DATA PROVIDED ::
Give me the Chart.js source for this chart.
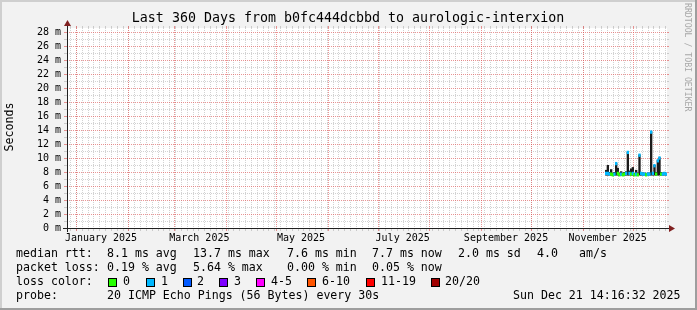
<!DOCTYPE html>
<html>
<head>
<meta charset="utf-8">
<script src="https://cdn.jsdelivr.net/npm/chart.js@4.4.0/dist/chart.umd.min.js"></script>
<style>
  html, body { margin: 0; padding: 0; background: #f2f2f2; }
  canvas { display: block; }
</style>
</head>
<body>
<canvas id="smokeChart" width="697" height="310"></canvas>
<script>
// Dados (dias contados a partir do início do gráfico: 26 Dez 2024 14:16:32)
const dayNumbers = [323.5, 324.5, 325.5, 326.5, 327.5, 328.5, 329.5, 330.5, 331.5, 332.5,
                    333.5, 334.5, 335.5, 336.5, 337.5, 338.5, 339.5, 340.5, 341.5, 342.5,
                    343.5, 344.5, 345.5, 346.5, 347.5, 348.5, 349.5, 350.5, 351.5, 352.5,
                    353.5, 354.5, 355.5, 356.5, 357.5, 358.5, 359.5];
const medianRtt = [7.8, 7.8, 7.7, 7.7, 7.6, 7.7, 9.2, 7.8, 7.6, 7.7,
                   7.6, 7.7, 7.8, 10.8, 7.8, 7.7, 7.8, 7.6, 7.7, 7.6,
                   10.4, 7.8, 7.7, 7.7, 7.6, 7.7, 7.7, 13.7, 7.8, 8.9,
                   7.7, 9.6, 10.0, 7.7, 7.7, 7.8, 7.7];
const smokeLow = [7.5, 7.5, 7.5, 7.5, 7.5, 7.5, 7.5, 7.5, 7.5, 7.5,
                  7.5, 7.5, 7.5, 7.5, 7.5, 7.5, 7.5, 7.5, 7.5, 7.5,
                  7.5, 7.5, 7.5, 7.5, 7.5, 7.5, 7.5, 7.5, 7.5, 7.5,
                  7.5, 7.5, 7.5, 7.5, 7.5, 7.5, 7.5];
const smokeHigh = [8.3, 9.0, 8.0, 8.4, 7.9, 8.0, 9.3, 8.6, 7.9, 8.1,
                   7.9, 8.0, 8.1, 10.9, 8.2, 8.5, 8.7, 7.9, 8.3, 7.9,
                   10.5, 8.0, 7.9, 7.9, 7.8, 7.9, 7.9, 13.8, 8.0, 9.0,
                   8.0, 9.7, 10.1, 8.0, 7.9, 8.0, 7.9];
const lossCount = [1, 1, 1, 0, 0, 1, 1, 0, 0, 1,
                   0, 0, 1, 1, 1, 0, 1, 0, 1, 0,
                   1, 1, 1, 1, 0, 1, 1, 1, 1, 1,
                   0, 1, 1, 0, 1, 1, 1];

const yTickValues = [0, 2, 4, 6, 8, 10, 12, 14, 16, 18, 20, 22, 24, 26, 28];
const monthLabels = ['January 2025', 'March 2025', 'May 2025', 'July 2025', 'September 2025', 'November 2025'];
const monthLabelMonths = [0, 2, 4, 6, 8, 10];

const lossNames = ['0', '1', '2', '3', '4-5', '6-10', '11-19', '20/20'];
const lossColors = ['#26ff00', '#00b8ff', '#0059ff', '#7e00ff', '#ff00ff', '#ff5500', '#ff0000', '#a10000'];

const legendRtt = [['median rtt:', 16], ['8.1 ms avg', 107], ['13.7 ms max', 193], ['7.6 ms min', 287],
                   ['7.7 ms now', 372], ['2.0 ms sd', 458], ['4.0', 537], ['am/s', 579]];
const legendLoss = [['packet loss:', 16], ['0.19 % avg', 107], ['5.64 % max', 193], ['0.00 % min', 287],
                    ['0.05 % now', 372]];

// Datas
const GRAPH_START = Date.UTC(2024, 11, 26, 14, 16, 32);
const DAY = 86400000;
function dayOf(y, m, d) { return (Date.UTC(y, m, d) - GRAPH_START) / DAY; }

const monthStarts = [];
for (let m = 0; m < 12; m++) monthStarts.push(dayOf(2025, m, 1));
const labelDays = monthLabelMonths.map(m => dayOf(2025, m, 16));

function lossBucket(n) {
    if (n <= 3) return n;
    if (n <= 5) return 4;
    if (n <= 10) return 5;
    if (n <= 19) return 6;
    return 7;
}

const MONO = '"DejaVu Sans Mono", monospace';
const BAND = 0.19; // meia largura da linha da mediana (ms)

function crisp(v) { return Math.round(v) + 0.5; }

const rrdLook = {
    id: 'rrdLook',
    beforeDraw(chart) {
        const { ctx, chartArea: a, width: W, height: H } = chart;
        ctx.save();
        ctx.fillStyle = '#f2f2f2';
        ctx.fillRect(0, 0, W, H);
        ctx.fillStyle = '#cfcfcf';
        ctx.fillRect(0, 0, W, 2);
        ctx.fillRect(0, 0, 2, H);
        ctx.fillStyle = '#9e9e9e';
        ctx.fillRect(0, H - 2, W, 2);
        ctx.fillRect(W - 2, 0, 2, H);
        ctx.fillStyle = '#ffffff';
        ctx.fillRect(a.left, a.top, a.right - a.left, a.bottom - a.top);
        ctx.restore();
    },
    beforeDatasetsDraw(chart) {
        const { ctx, chartArea: a } = chart;
        const xs = chart.scales.x, ys = chart.scales.y;
        const minorCol = 'rgba(143,143,143,0.4)';
        const majorCol = 'rgba(222,79,79,0.6)';
        ctx.save();
        ctx.lineWidth = 1;

        function hLine(v, col) {
            const y = crisp(ys.getPixelForValue(v));
            ctx.strokeStyle = col;
            ctx.setLineDash([]);
            ctx.beginPath();
            ctx.moveTo(a.left - 3, y); ctx.lineTo(a.left, y);
            ctx.moveTo(a.right, y); ctx.lineTo(a.right + 2, y);
            ctx.stroke();
            ctx.setLineDash([1, 1]);
            ctx.beginPath();
            ctx.moveTo(a.left, y); ctx.lineTo(a.right, y);
            ctx.stroke();
        }
        function vLine(v, col) {
            const x = crisp(xs.getPixelForValue(v));
            ctx.strokeStyle = col;
            ctx.setLineDash([]);
            ctx.beginPath();
            ctx.moveTo(x, a.bottom); ctx.lineTo(x, a.bottom + 3);
            ctx.moveTo(x, a.top - 2); ctx.lineTo(x, a.top);
            ctx.stroke();
            ctx.setLineDash([1, 1]);
            ctx.beginPath();
            ctx.moveTo(x, a.top); ctx.lineTo(x, a.bottom);
            ctx.stroke();
        }

        for (let v = 1; v <= Math.floor(ys.max); v++) {
            if (v % 2 !== 0) hLine(v, minorCol);
        }
        for (let d = 1.8; d < xs.max; d += 3.5) vLine(d, minorCol);
        yTickValues.forEach(v => { if (v > 0) hLine(v, majorCol); });
        monthStarts.forEach(d => { if (d > 0 && d < xs.max) vLine(d, majorCol); });
        ctx.restore();
    },
    afterDatasetsDraw(chart) {
        const { ctx, chartArea: a } = chart;
        ctx.save();
        ctx.strokeStyle = '#1f1f1f';
        ctx.lineWidth = 1;
        ctx.beginPath();
        ctx.moveTo(a.left - 4, a.bottom + 0.5); ctx.lineTo(a.right + 4, a.bottom + 0.5);
        ctx.moveTo(a.left + 0.5, a.bottom + 4); ctx.lineTo(a.left + 0.5, a.top - 4);
        ctx.stroke();
        ctx.fillStyle = '#802020';
        ctx.beginPath();
        ctx.moveTo(a.right + 2, a.bottom - 3); ctx.lineTo(a.right + 2, a.bottom + 4);
        ctx.lineTo(a.right + 8, a.bottom + 0.5); ctx.closePath();
        ctx.fill();
        ctx.beginPath();
        ctx.moveTo(a.left - 3, a.top - 2); ctx.lineTo(a.left + 4, a.top - 2);
        ctx.lineTo(a.left + 0.5, a.top - 8); ctx.closePath();
        ctx.fill();
        ctx.restore();
    },
    afterDraw(chart) {
        const { ctx } = chart;
        ctx.save();
        ctx.fillStyle = '#000';

        // Título
        ctx.font = '13.3px ' + MONO;
        ctx.textAlign = 'center';
        ctx.textBaseline = 'middle';
        ctx.fillText('Last 360 Days from b0fc444dcbbd to aurologic-interxion', 348, 19);

        // Eixo Y
        ctx.save();
        ctx.font = '11.6px ' + MONO;
        ctx.translate(10, 127);
        ctx.rotate(-Math.PI / 2);
        ctx.fillText('Seconds', 0, 0);
        ctx.restore();

        // Marca lateral
        ctx.save();
        ctx.fillStyle = '#a8a8a8';
        ctx.font = '8.2px ' + MONO;
        ctx.textAlign = 'left';
        ctx.translate(687, 3);
        ctx.rotate(Math.PI / 2);
        ctx.fillText('RRDTOOL / TOBI OETIKER', 0, 0);
        ctx.restore();

        // Legenda
        ctx.font = '11.6px ' + MONO;
        ctx.textAlign = 'left';
        ctx.textBaseline = 'middle';
        legendRtt.forEach(([s, x]) => ctx.fillText(s, x, 254));
        legendLoss.forEach(([s, x]) => ctx.fillText(s, x, 268));
        ctx.fillText('loss color:', 16, 282);
        const boxX = [108, 146, 183, 219, 256, 307, 366, 431];
        const textX = [123, 161, 197, 234, 271, 322, 381, 445];
        lossNames.forEach((name, i) => {
            ctx.fillStyle = lossColors[i];
            ctx.fillRect(boxX[i], 278, 8, 8);
            ctx.strokeStyle = '#000';
            ctx.lineWidth = 1;
            ctx.strokeRect(boxX[i] + 0.5, 278.5, 8, 8);
            ctx.fillStyle = '#000';
            ctx.fillText(name, textX[i], 282);
        });
        ctx.fillText('probe:', 16, 296);
        ctx.fillText('20 ICMP Echo Pings (56 Bytes) every 30s', 107, 296);
        ctx.fillText('Sun Dec 21 14:16:32 2025', 513, 296);
        ctx.restore();
    }
};

const ctx = document.getElementById('smokeChart').getContext('2d');

new Chart(ctx, {
    type: 'bar',
    data: {
        datasets: [{
            label: 'median rtt',
            data: dayNumbers.map((d, i) => ({ x: d, y: [medianRtt[i] - BAND, medianRtt[i] + BAND] })),
            backgroundColor: lossCount.map(n => lossColors[lossBucket(n)]),
            order: 0
        }, {
            label: 'smoke',
            data: dayNumbers.map((d, i) => ({ x: d, y: [smokeLow[i], smokeHigh[i]] })),
            backgroundColor: '#1c1c1c',
            barPercentage: 1.4,
            order: 1
        }]
    },
    options: {
        responsive: false,
        animation: false,
        devicePixelRatio: 1,
        layout: { padding: { left: 0, top: 28, right: 30, bottom: 0 } },
        datasets: {
            bar: { grouped: false, barPercentage: 1, categoryPercentage: 1, borderWidth: 0 }
        },
        plugins: {
            legend: { display: false },
            tooltip: { enabled: false }
        },
        scales: {
            x: {
                type: 'linear',
                min: 0,
                max: 360,
                offset: false,
                grid: { display: false, drawTicks: false },
                border: { display: false },
                afterBuildTicks: s => { s.ticks = labelDays.map(v => ({ value: v })); },
                afterFit: s => { s.height = 82; },
                ticks: {
                    autoSkip: false,
                    maxRotation: 0,
                    padding: 4,
                    color: '#000',
                    font: { family: MONO, size: 10 },
                    callback: (v, i) => monthLabels[i]
                }
            },
            y: {
                min: 0,
                max: 200 / 7,
                grid: { display: false, drawTicks: false },
                border: { display: false },
                afterBuildTicks: s => { s.ticks = yTickValues.map(v => ({ value: v })); },
                afterFit: s => { s.width = 67; },
                ticks: {
                    autoSkip: false,
                    padding: 6,
                    color: '#000',
                    font: { family: MONO, size: 10 },
                    callback: v => v + ' m'
                }
            }
        }
    },
    plugins: [rrdLook]
});
</script>
</body>
</html>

INSTRUCTIONS TO FOLLOW :: Give back exactly the lines from the first line of the data through the line with "0, 1, 1, 0, 1, 1, 1];", pictures excluded.

ANSWER FOR THE TASK ::
Give me the Chart.js source for this chart.
<!DOCTYPE html>
<html>
<head>
<meta charset="utf-8">
<script src="https://cdn.jsdelivr.net/npm/chart.js@4.4.0/dist/chart.umd.min.js"></script>
<style>
  html, body { margin: 0; padding: 0; background: #f2f2f2; }
  canvas { display: block; }
</style>
</head>
<body>
<canvas id="smokeChart" width="697" height="310"></canvas>
<script>
// Dados (dias contados a partir do início do gráfico: 26 Dez 2024 14:16:32)
const dayNumbers = [323.5, 324.5, 325.5, 326.5, 327.5, 328.5, 329.5, 330.5, 331.5, 332.5,
                    333.5, 334.5, 335.5, 336.5, 337.5, 338.5, 339.5, 340.5, 341.5, 342.5,
                    343.5, 344.5, 345.5, 346.5, 347.5, 348.5, 349.5, 350.5, 351.5, 352.5,
                    353.5, 354.5, 355.5, 356.5, 357.5, 358.5, 359.5];
const medianRtt = [7.8, 7.8, 7.7, 7.7, 7.6, 7.7, 9.2, 7.8, 7.6, 7.7,
                   7.6, 7.7, 7.8, 10.8, 7.8, 7.7, 7.8, 7.6, 7.7, 7.6,
                   10.4, 7.8, 7.7, 7.7, 7.6, 7.7, 7.7, 13.7, 7.8, 8.9,
                   7.7, 9.6, 10.0, 7.7, 7.7, 7.8, 7.7];
const smokeLow = [7.5, 7.5, 7.5, 7.5, 7.5, 7.5, 7.5, 7.5, 7.5, 7.5,
                  7.5, 7.5, 7.5, 7.5, 7.5, 7.5, 7.5, 7.5, 7.5, 7.5,
                  7.5, 7.5, 7.5, 7.5, 7.5, 7.5, 7.5, 7.5, 7.5, 7.5,
                  7.5, 7.5, 7.5, 7.5, 7.5, 7.5, 7.5];
const smokeHigh = [8.3, 9.0, 8.0, 8.4, 7.9, 8.0, 9.3, 8.6, 7.9, 8.1,
                   7.9, 8.0, 8.1, 10.9, 8.2, 8.5, 8.7, 7.9, 8.3, 7.9,
                   10.5, 8.0, 7.9, 7.9, 7.8, 7.9, 7.9, 13.8, 8.0, 9.0,
                   8.0, 9.7, 10.1, 8.0, 7.9, 8.0, 7.9];
const lossCount = [1, 1, 1, 0, 0, 1, 1, 0, 0, 1,
                   0, 0, 1, 1, 1, 0, 1, 0, 1, 0,
                   1, 1, 1, 1, 0, 1, 1, 1, 1, 1,
                   0, 1, 1, 0, 1, 1, 1];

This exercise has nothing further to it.